▶ _DESCRIPTION OF THE TASK_:
Quote the listing in full, exactly as given, minus any pictures.

▶ _DATA BLOCK_:
━━━
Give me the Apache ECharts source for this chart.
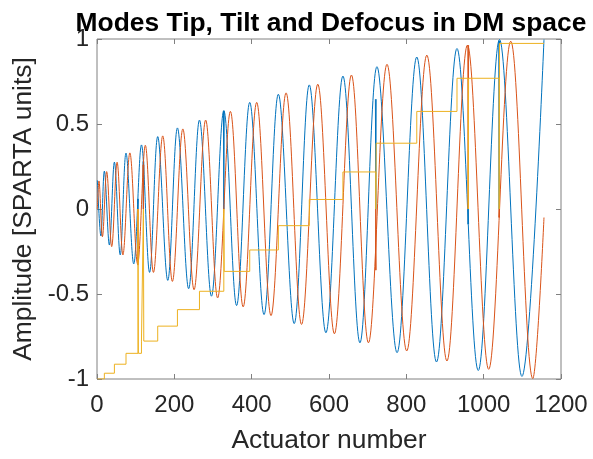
<!DOCTYPE html>
<html>
<head>
<meta charset="utf-8">
<script src="https://cdn.jsdelivr.net/npm/echarts@6/dist/echarts.min.js"></script>
<style>
  html, body { margin: 0; padding: 0; background: #ffffff; }
  #chart { width: 593px; height: 459px; }
</style>
</head>
<body>
<div id="chart"></div>
<script>
// Tip mode: peaks at each ring start, troughs at ring middle  [actuator, amplitude]
const tipExtrema = [
  [1, 0.168], [10, -0.159], [19, 0.223], [32, -0.212], [45, 0.276], [60, -0.27],
  [75, 0.329], [95, -0.323], [115, 0.377], [136, -0.373], [157, 0.426], [183, -0.42],
  [208, 0.477], [237, -0.469], [265, 0.523], [296, -0.513], [328, 0.578], [361, -0.568],
  [395, 0.627], [432, -0.621], [469, 0.675], [510, -0.674], [549, 0.730], [592, -0.728],
  [636, 0.782], [680, -0.787], [724, 0.837], [776, -0.845], [827, 0.894], [878, -0.9],
  [931, 0.944], [986, -0.95], [1041, 0.997], [1099, -0.985], [1156, 0.997]
];

// Tilt mode: zero at ring start, peak at a quarter turn, trough at three quarters
const tiltExtrema = [
  [1, 0], [5, 0.165], [14, -0.163], [25, 0.22], [38, -0.221], [52, 0.275], [67, -0.27],
  [85, 0.33], [105, -0.323], [125, 0.375], [146, -0.373], [170, 0.43], [195, -0.426],
  [222, 0.471], [251, -0.475], [281, 0.523], [312, -0.523], [345, 0.574], [378, -0.576],
  [413, 0.627], [450, -0.627], [489, 0.683], [529, -0.679], [571, 0.734], [614, -0.734],
  [658, 0.788], [702, -0.787], [750, 0.851], [801, -0.835], [853, 0.905], [905, -0.894],
  [958, 0.964], [1013, -0.943], [1070, 0.987], [1127, -0.997], [1156, -0.05]
];

// Defocus mode: one constant level per ring (short drops to zero on idle actuators)
const defocusX = [1, 19, 45, 75, 106, 107, 115, 120, 121, 157, 208, 265, 328, 329,
  395, 469, 549, 636, 721, 722, 827, 931, 960, 961, 1040, 1041, 1156];
const defocusY = [-1.0, -0.966, -0.913, -0.849, 0, -0.849, -0.777, 0, -0.777, -0.689,
  -0.592, -0.484, 0, -0.367, -0.241, -0.098, 0.056, 0.218, 0, 0.387, 0.574, 0.769,
  0, 0.769, 0, 0.974, 0.974];

// Idle actuators: all modes read zero there
const idleActuators = [106, 120, 328, 721, 960, 1040];
const idleTipNeighbour = [0.06, 0.28, 0.578, 0.646, -0.09, 0.99];
const idleTiltNeighbour = [-0.33, 0.26, 0.0, -0.36, 0.964, -0.05];

// Axis ticks
const xTickValues = [0, 200, 400, 600, 800, 1000, 1200];
const yTickValues = [-1, -0.5, 0, 0.5, 1];

const BLUE = '#0072BD', RED = '#D95319', YELLOW = '#EDB120';
const AXIS_GREY = '#808080', TEXT = '#262626';
const FONT = 'Liberation Sans, Arial, Helvetica, sans-serif';

const defocusData = defocusX.map((x, i) => [x, defocusY[i]]);

function idleSpike(x, v) {
  return [[x - 1, v], [x, 0], [x + 1, v]];
}

function lineSeries(name, data, color, extra) {
  return Object.assign({
    name: name,
    type: 'line',
    data: data,
    showSymbol: false,
    symbol: 'none',
    lineStyle: { color: color, width: 1 },
    itemStyle: { color: color },
    animation: false,
    silent: true,
    xAxisIndex: 0,
    yAxisIndex: 0
  }, extra || {});
}

const series = [];
series.push(lineSeries('Tip', tipExtrema, BLUE, { smooth: 0.36 }));
idleActuators.forEach((x, i) => series.push(lineSeries('Tip idle ' + i, idleSpike(x, idleTipNeighbour[i]), BLUE)));
series.push(lineSeries('Tilt', tiltExtrema, RED, { smooth: 0.36 }));
idleActuators.forEach((x, i) => series.push(lineSeries('Tilt idle ' + i, idleSpike(x, idleTiltNeighbour[i]), RED)));
series.push(lineSeries('Defocus', defocusData, YELLOW, { step: 'end' }));

const xMin = xTickValues[0], xMax = xTickValues[xTickValues.length - 1];
const xStep = xTickValues[1] - xTickValues[0];
const yMin = yTickValues[0], yMax = yTickValues[yTickValues.length - 1];
const yStep = yTickValues[1] - yTickValues[0];

const tickStyle = { show: true, inside: true, length: 5, lineStyle: { color: AXIS_GREY, width: 1 } };
const labelStyle = { color: TEXT, fontSize: 24, fontFamily: FONT, formatter: v => String(v) };
const hiddenLine = { show: false, onZero: false };

const chart = echarts.init(document.getElementById('chart'), null, { renderer: 'canvas' });
chart.setOption({
  backgroundColor: '#ffffff',
  animation: false,
  title: {
    text: 'Modes Tip, Tilt and Defocus in DM space',
    left: 326, top: 6, textAlign: 'center',
    textStyle: { color: '#000000', fontSize: 26.4, fontWeight: 'bold', fontFamily: FONT }
  },
  grid: {
    left: 97, right: 32, top: 39, bottom: 77,
    show: true, borderColor: AXIS_GREY, borderWidth: 1, backgroundColor: 'transparent'
  },
  xAxis: [
    {
      type: 'value', min: xMin, max: xMax, interval: xStep, position: 'bottom',
      name: 'Actuator number', nameLocation: 'middle', nameGap: 49,
      nameTextStyle: { color: TEXT, fontSize: 26.4, fontFamily: FONT },
      axisLine: hiddenLine, axisTick: tickStyle, splitLine: { show: false },
      axisLabel: Object.assign({ margin: 14 }, labelStyle)
    },
    {
      type: 'value', min: xMin, max: xMax, interval: xStep, position: 'top',
      axisLine: hiddenLine, axisTick: tickStyle, splitLine: { show: false },
      axisLabel: { show: false }
    }
  ],
  yAxis: [
    {
      type: 'value', min: yMin, max: yMax, interval: yStep, position: 'left',
      name: 'Amplitude [SPARTA units]', nameLocation: 'middle', nameGap: 51,
      nameTextStyle: { color: TEXT, fontSize: 26.4, fontFamily: FONT },
      axisLine: hiddenLine, axisTick: tickStyle, splitLine: { show: false },
      axisLabel: Object.assign({ margin: 8 }, labelStyle)
    },
    {
      type: 'value', min: yMin, max: yMax, interval: yStep, position: 'right',
      axisLine: hiddenLine, axisTick: tickStyle, splitLine: { show: false },
      axisLabel: { show: false }
    }
  ],
  series: series
});
</script>
</body>
</html>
━━━
▶ _CORRECT OUTPUT_:
Give me the Apache ECharts source for this chart.
<!DOCTYPE html>
<html>
<head>
<meta charset="utf-8">
<script src="https://cdn.jsdelivr.net/npm/echarts@6/dist/echarts.min.js"></script>
<style>
  html, body { margin: 0; padding: 0; background: #ffffff; }
  #chart { width: 593px; height: 459px; }
</style>
</head>
<body>
<div id="chart"></div>
<script>
// Tip mode: peaks at each ring start, troughs at ring middle  [actuator, amplitude]
const tipExtrema = [
  [1, 0.168], [10, -0.159], [19, 0.223], [32, -0.212], [45, 0.276], [60, -0.27],
  [75, 0.329], [95, -0.323], [115, 0.377], [136, -0.373], [157, 0.426], [183, -0.42],
  [208, 0.477], [237, -0.469], [265, 0.523], [296, -0.513], [328, 0.578], [361, -0.568],
  [395, 0.627], [432, -0.621], [469, 0.675], [510, -0.674], [549, 0.730], [592, -0.728],
  [636, 0.782], [680, -0.787], [724, 0.837], [776, -0.845], [827, 0.894], [878, -0.9],
  [931, 0.944], [986, -0.95], [1041, 0.997], [1099, -0.985], [1156, 0.997]
];

// Tilt mode: zero at ring start, peak at a quarter turn, trough at three quarters
const tiltExtrema = [
  [1, 0], [5, 0.165], [14, -0.163], [25, 0.22], [38, -0.221], [52, 0.275], [67, -0.27],
  [85, 0.33], [105, -0.323], [125, 0.375], [146, -0.373], [170, 0.43], [195, -0.426],
  [222, 0.471], [251, -0.475], [281, 0.523], [312, -0.523], [345, 0.574], [378, -0.576],
  [413, 0.627], [450, -0.627], [489, 0.683], [529, -0.679], [571, 0.734], [614, -0.734],
  [658, 0.788], [702, -0.787], [750, 0.851], [801, -0.835], [853, 0.905], [905, -0.894],
  [958, 0.964], [1013, -0.943], [1070, 0.987], [1127, -0.997], [1156, -0.05]
];

// Defocus mode: one constant level per ring (short drops to zero on idle actuators)
const defocusX = [1, 19, 45, 75, 106, 107, 115, 120, 121, 157, 208, 265, 328, 329,
  395, 469, 549, 636, 721, 722, 827, 931, 960, 961, 1040, 1041, 1156];
const defocusY = [-1.0, -0.966, -0.913, -0.849, 0, -0.849, -0.777, 0, -0.777, -0.689,
  -0.592, -0.484, 0, -0.367, -0.241, -0.098, 0.056, 0.218, 0, 0.387, 0.574, 0.769,
  0, 0.769, 0, 0.974, 0.974];

// Idle actuators: all modes read zero there
const idleActuators = [106, 120, 328, 721, 960, 1040];
const idleTipNeighbour = [0.06, 0.28, 0.578, 0.646, -0.09, 0.99];
const idleTiltNeighbour = [-0.33, 0.26, 0.0, -0.36, 0.964, -0.05];

// Axis ticks
const xTickValues = [0, 200, 400, 600, 800, 1000, 1200];
const yTickValues = [-1, -0.5, 0, 0.5, 1];

const BLUE = '#0072BD', RED = '#D95319', YELLOW = '#EDB120';
const AXIS_GREY = '#808080', TEXT = '#262626';
const FONT = 'Liberation Sans, Arial, Helvetica, sans-serif';

const defocusData = defocusX.map((x, i) => [x, defocusY[i]]);

function idleSpike(x, v) {
  return [[x - 1, v], [x, 0], [x + 1, v]];
}

function lineSeries(name, data, color, extra) {
  return Object.assign({
    name: name,
    type: 'line',
    data: data,
    showSymbol: false,
    symbol: 'none',
    lineStyle: { color: color, width: 1 },
    itemStyle: { color: color },
    animation: false,
    silent: true,
    xAxisIndex: 0,
    yAxisIndex: 0
  }, extra || {});
}

const series = [];
series.push(lineSeries('Tip', tipExtrema, BLUE, { smooth: 0.36 }));
idleActuators.forEach((x, i) => series.push(lineSeries('Tip idle ' + i, idleSpike(x, idleTipNeighbour[i]), BLUE)));
series.push(lineSeries('Tilt', tiltExtrema, RED, { smooth: 0.36 }));
idleActuators.forEach((x, i) => series.push(lineSeries('Tilt idle ' + i, idleSpike(x, idleTiltNeighbour[i]), RED)));
series.push(lineSeries('Defocus', defocusData, YELLOW, { step: 'end' }));

const xMin = xTickValues[0], xMax = xTickValues[xTickValues.length - 1];
const xStep = xTickValues[1] - xTickValues[0];
const yMin = yTickValues[0], yMax = yTickValues[yTickValues.length - 1];
const yStep = yTickValues[1] - yTickValues[0];

const tickStyle = { show: true, inside: true, length: 5, lineStyle: { color: AXIS_GREY, width: 1 } };
const labelStyle = { color: TEXT, fontSize: 24, fontFamily: FONT, formatter: v => String(v) };
const hiddenLine = { show: false, onZero: false };

const chart = echarts.init(document.getElementById('chart'), null, { renderer: 'canvas' });
chart.setOption({
  backgroundColor: '#ffffff',
  animation: false,
  title: {
    text: 'Modes Tip, Tilt and Defocus in DM space',
    left: 326, top: 6, textAlign: 'center',
    textStyle: { color: '#000000', fontSize: 26.4, fontWeight: 'bold', fontFamily: FONT }
  },
  grid: {
    left: 97, right: 32, top: 39, bottom: 77,
    show: true, borderColor: AXIS_GREY, borderWidth: 1, backgroundColor: 'transparent'
  },
  xAxis: [
    {
      type: 'value', min: xMin, max: xMax, interval: xStep, position: 'bottom',
      name: 'Actuator number', nameLocation: 'middle', nameGap: 49,
      nameTextStyle: { color: TEXT, fontSize: 26.4, fontFamily: FONT },
      axisLine: hiddenLine, axisTick: tickStyle, splitLine: { show: false },
      axisLabel: Object.assign({ margin: 14 }, labelStyle)
    },
    {
      type: 'value', min: xMin, max: xMax, interval: xStep, position: 'top',
      axisLine: hiddenLine, axisTick: tickStyle, splitLine: { show: false },
      axisLabel: { show: false }
    }
  ],
  yAxis: [
    {
      type: 'value', min: yMin, max: yMax, interval: yStep, position: 'left',
      name: 'Amplitude [SPARTA units]', nameLocation: 'middle', nameGap: 51,
      nameTextStyle: { color: TEXT, fontSize: 26.4, fontFamily: FONT },
      axisLine: hiddenLine, axisTick: tickStyle, splitLine: { show: false },
      axisLabel: Object.assign({ margin: 8 }, labelStyle)
    },
    {
      type: 'value', min: yMin, max: yMax, interval: yStep, position: 'right',
      axisLine: hiddenLine, axisTick: tickStyle, splitLine: { show: false },
      axisLabel: { show: false }
    }
  ],
  series: series
});
</script>
</body>
</html>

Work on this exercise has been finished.